Last Friday, after dropping my son off at his preschool in Flourtown, I returned to Chestnut Hill via Bethlehem Pike, figuring there was no way I’d have any problems getting to work on a major roadway.

As I turned into Chestnut Hill from the intersection of Bethlehem Pike and Stenton Avenue, I was confronted by a turnpike that had been transformed by last week’s snowstorm into a ski slope.

The roadway was still under at least 6 inches of snow – a compact amount that had been pressed down by other travelers in an uneven topography of ice mounds and snow swales. No plow or snow truck had seen this stretch of road yet, more than 24 hours after the snows of Wednesday and Thursday had concluded.

I didn’t have a problem getting up the hill – I drive a Subaru, the world’s greatest snow car – but a lot of other people were having problems. Two other drivers were stuck at the bottom of the hill. Several others were slowly coming down the hill at 5 mph, hoping not to slide through the red light at the intersection of Chestnut Hill Avenue or into another car.
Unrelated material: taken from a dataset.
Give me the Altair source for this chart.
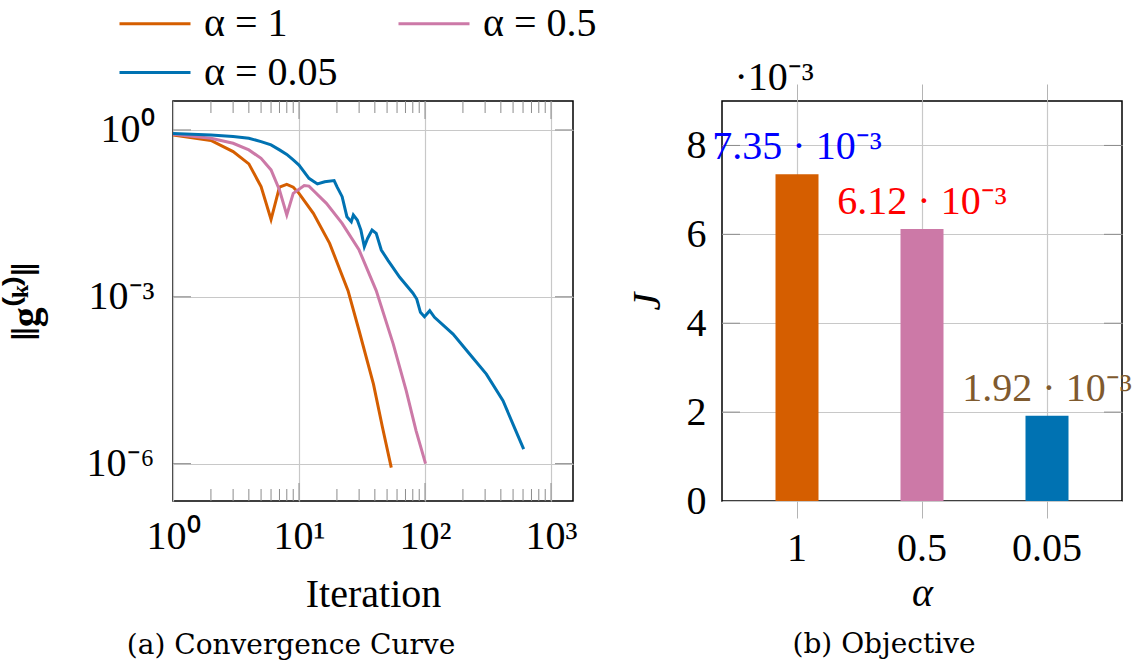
import altair as alt
import pandas as pd

SERIF = "Liberation Serif"
CAPTION_FONT = "DejaVu Serif"
GRID = "#c8c8c8"
TICK = "#8c8c8c"

# ---------------- (a) convergence curves ----------------
series_names = ["α = 1", "α = 0.5", "α = 0.05"]
series_colors = ["#D55E00", "#CC79A7", "#0072B2"]

iter_a1 = [1, 2, 3, 4, 5, 6, 7, 8, 9, 10, 13, 17.5, 24.5, 30, 39, 46, 54]
grad_a1 = [0.813, 0.646, 0.407, 0.245, 0.0955, 0.0245, 0.0933, 0.105, 0.0933,
           0.0724, 0.0316, 0.00912, 0.00129, 2.45e-4, 2.69e-5, 4.47e-6, 8.5e-7]

iter_a05 = [1, 2, 3, 4, 5, 6, 7, 8, 9, 11, 12, 13, 16.5, 22, 30, 41, 56, 71, 85, 101]
grad_a05 = [0.832, 0.708, 0.575, 0.437, 0.309, 0.191, 0.083, 0.0295, 0.0724,
            0.100, 0.0977, 0.0813, 0.0479, 0.0209, 0.00692, 0.00129, 1.41e-4,
            2.04e-5, 3.89e-6, 1.0e-6]

iter_a005 = [1, 2, 3, 4, 5, 6, 7, 8, 9, 10, 12, 14, 16, 19, 20, 22, 24, 26, 27,
             29, 31, 33, 35, 38, 41, 45, 51, 63, 80, 86, 92, 99, 109, 119, 167,
             226, 307, 416, 499, 607]
grad_a005 = [0.859, 0.813, 0.759, 0.708, 0.617, 0.537, 0.437, 0.363, 0.288,
             0.234, 0.135, 0.107, 0.117, 0.123, 0.0955, 0.0631, 0.0275, 0.0224,
             0.0295, 0.0240, 0.0158, 0.00794, 0.0112, 0.0158, 0.0138, 0.00692,
             0.00447, 0.00224, 0.00117, 9.12e-4, 5.25e-4, 4.37e-4, 5.62e-4,
             4.27e-4, 2.14e-4, 9.33e-5, 4.07e-5, 1.35e-5, 5.13e-6, 1.82e-6]

x_tick_values = [1, 10, 100, 1000]
y_tick_values = [1, 1e-3, 1e-6]
x_minor_mult = [2, 3, 4, 5, 6, 7, 8, 9]
x_decades = [1, 10, 100]

# ---------------- (b) objective ----------------
alpha_labels = ["1", "0.5", "0.05"]
J_values = [7.35e-3, 6.12e-3, 1.92e-3]
bar_colors = ["#D55E00", "#CC79A7", "#0072B2"]
value_label_colors = ["#0000FF", "#FF0000", "#7F5A2E"]
J_tick_values = [0, 0.002, 0.004, 0.006, 0.008]

# ---------------- tables ----------------
rows = []
for name, its, vals in zip(series_names, [iter_a1, iter_a05, iter_a005],
                           [grad_a1, grad_a05, grad_a005]):
    for k, (i, v) in enumerate(zip(its, vals)):
        rows.append({"series": name, "iter": i, "g": v, "k": k})
df_lines = pd.DataFrame(rows)

df_xmaj = pd.DataFrame({"iter": x_tick_values[1:]})
df_xmin = pd.DataFrame({"iter": [m * d for d in x_decades for m in x_minor_mult]})
df_ymaj = pd.DataFrame({"g": y_tick_values})

df_bars = pd.DataFrame({"alpha": alpha_labels, "J": J_values,
                        "bar_color": bar_colors, "label_color": value_label_colors})
df_jt = pd.DataFrame({"J": J_tick_values[1:]})

SUP = ("'10' + (round(log(datum.value)/LN10) < 0 ? '⁻' : '') + "
       "substring('⁰¹²³⁴⁵⁶⁷⁸⁹', abs(round(log(datum.value)/LN10)), "
       "abs(round(log(datum.value)/LN10)) + 1)")

common_axis = dict(domain=False, labelFont=SERIF, labelFontSize=40, labelColor="black",
                   titleFont=SERIF, titleFontSize=40, titleFontWeight="normal",
                   titleColor="black", gridColor=GRID, gridWidth=1.2, labelFlush=False)

x_log = alt.Scale(type="log", domain=[1, 1495], nice=False)
y_log = alt.Scale(type="log", domain=[2.13e-7, 3.31], nice=False)

ax_iter = alt.Axis(values=x_tick_values, labelExpr=SUP, ticks=False,
                   labelPadding=15, title="Iteration", titleY=105,
                   titleBaseline="alphabetic", grid=True, **common_axis)
g_axis_opts = dict(common_axis, titleFontWeight="bold")
ax_g = alt.Axis(values=y_tick_values, labelExpr=SUP, ticks=False,
                labelPadding=19, title="‖g⁽ᵏ⁾‖",
                titleX=-135, titleY=200, titleBaseline="alphabetic",
                grid=True, **g_axis_opts)

lines = alt.Chart(df_lines).mark_line(strokeWidth=3, clip=True).encode(
    x=alt.X("iter:Q", scale=x_log, axis=ax_iter),
    y=alt.Y("g:Q", scale=y_log, axis=ax_g),
    color=alt.Color("series:N", scale=alt.Scale(domain=series_names, range=series_colors),
                    legend=alt.Legend(orient="none", legendX=-39.5, legendY=-99,
                                      columns=2, title=None,
                                      symbolType="M-1.775,0H1.775",
                                      symbolSize=1600, symbolStrokeWidth=3,
                                      labelFont=SERIF, labelFontSize=40,
                                      labelColor="black", labelOffset=27.5,
                                      columnPadding=54, rowPadding=7, padding=0,
                                      labelLimit=400, direction="horizontal")),
    order="k:Q",
)

def xrule(df, y0, y1):
    return alt.Chart(df).mark_rule(color=TICK, strokeWidth=1).encode(
        x=alt.X("iter:Q", scale=x_log, axis=ax_iter), y=alt.value(y0), y2=alt.value(y1))

def grule(df, x0, x1):
    return alt.Chart(df).mark_rule(color=TICK, strokeWidth=1).encode(
        y=alt.Y("g:Q", scale=y_log, axis=ax_g), x=alt.value(x0), x2=alt.value(x1))

left = alt.layer(
    lines,
    xrule(df_xmin, 0, 12), xrule(df_xmin, 388, 400),
    xrule(df_xmaj, 0, 18), xrule(df_xmaj, 382, 400),
    grule(df_ymaj, 0, 18), grule(df_ymaj, 382, 400),
).properties(
    width=400, height=400,
    title=alt.TitleParams("(a) Convergence Curve", orient="bottom", anchor="middle",
                          font=CAPTION_FONT, fontSize=28, fontWeight="normal",
                          color="black", dx=-82, offset=18),
)

x_band = alt.Scale(domain=alpha_labels, paddingInner=0.656, paddingOuter=0.428)
y_lin = alt.Scale(domain=[0, 0.009], nice=False)

ax_J = alt.Axis(values=J_tick_values, labelExpr="'' + round(datum.value*1000)",
                ticks=False, labelPadding=16, grid=True, title="J",
                titleFontStyle="italic", titleX=-63, titleY=200,
                titleBaseline="alphabetic", **common_axis)

bars = alt.Chart(df_bars).mark_bar().encode(
    x=alt.X("alpha:N", scale=x_band, sort=alpha_labels,
            axis=alt.Axis(orient="bottom", labelAngle=0, tickSize=17, tickColor="#b4b4b4",
                          labelPadding=10, bandPosition=0.5, grid=True, title="α",
                          titleFontStyle="italic", titleY=104, titleBaseline="alphabetic",
                          **common_axis)),
    y=alt.Y("J:Q", scale=y_lin, axis=ax_J),
    color=alt.Color("bar_color:N", scale=None),
)

value_labels = alt.Chart(df_bars).transform_calculate(
    txt="format(datum.J * 1000, '.2f') + ' · 10⁻³'"
).mark_text(font=SERIF, fontSize=40, baseline="alphabetic", dy=-15).encode(
    x=alt.X("alpha:N", scale=x_band, sort=alpha_labels,
            axis=alt.Axis(orient="top", labels=False, tickSize=17, tickColor="#b4b4b4",
                          bandPosition=0.5, grid=False, title="·10⁻³",
                          titleAnchor="start", titleAlign="left", titleX=12, titleY=-12,
                          titleBaseline="alphabetic", **common_axis)),
    y=alt.Y("J:Q", scale=y_lin, axis=ax_J),
    text="txt:N",
    color=alt.Color("label_color:N", scale=None),
)

def jrule(x0, x1):
    return alt.Chart(df_jt).mark_rule(color=TICK, strokeWidth=1).encode(
        y=alt.Y("J:Q", scale=y_lin, axis=ax_J), x=alt.value(x0), x2=alt.value(x1))

right = alt.layer(
    bars, jrule(0, 18), jrule(382, 400), value_labels,
).resolve_axis(x="independent").properties(
    width=400, height=400,
    title=alt.TitleParams("(b) Objective", orient="bottom", anchor="middle",
                          font=CAPTION_FONT, fontSize=28, fontWeight="normal",
                          color="black", dx=-38, offset=18),
)

chart = alt.hconcat(left, right, spacing=149, bounds="flush").configure_view(
    stroke="black", strokeWidth=1.5
).properties(
    padding={"left": 5, "top": 2, "right": 0, "bottom": 0}, background="white"
)

chart.save("out.html", embed_options={"renderer": "svg", "actions": False})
What’s the problem? Why can’t Philadelphia clear even its most frequently traveled roads? Springfield Township by Thursday afternoon didn’t have an ounce of ice on its roads. What did they do right that Philadelphia can’t seem to get right?

On Thursday, Mayor Michael Nutter spoke to the online publication governing.com about the city’s snow removal strategy. According to Nutter, 700 city employees use 500 city vehicles to clear (or try to clear) the city’s 3,000 miles of street.

“Basically … if you’ve got a truck and we can put a plow on it, you’re going to be doing snow duty – that’s kind of our motto,” Nutter told governing.com. “Our folks are snow fighters. This is what they do. They take it as a point of personal pride.”

By the looks of things around Chestnut Hill and from what I’ve heard from people in other communities – Mt. Airy and Germantown – snow removal off of Germanton Avenue practically didn’t even happen.  West Mount Airy Executive Director Lizabeth Macoretta sent a letter to Councilwoman Donna Reed Miller’s office to address her organization’s concern over the lack of good snow removal in West Mt. Airy (see letter below).

Since I’ve lived in Philadelphia and then in its near suburbs – moved here in 1997 – I’ve never seen the city do a very good job with the snow. To Nutter’s credit, I don’t think any administration has done a better job than his. I’m not sure any city administration is up to the task of clearing the city’s roads.

Perhaps it’s time for a little creative thinking. Or forget creative. I’d settle for some new thinking.

It’s pretty clear to me that a central agency – Philadelphia city government – can’t do the best job clearing neighborhood streets. We need some decentralization, contracts with local, private operators who will be responsible for snow removal services for a particular section of the city or neighborhood. City administrators can judge the effectiveness of these contractors and fire them if they don’t get the job done.

The point is this: Philadelphia could use a different approach to snow removal for its streets. It needs an approach that works.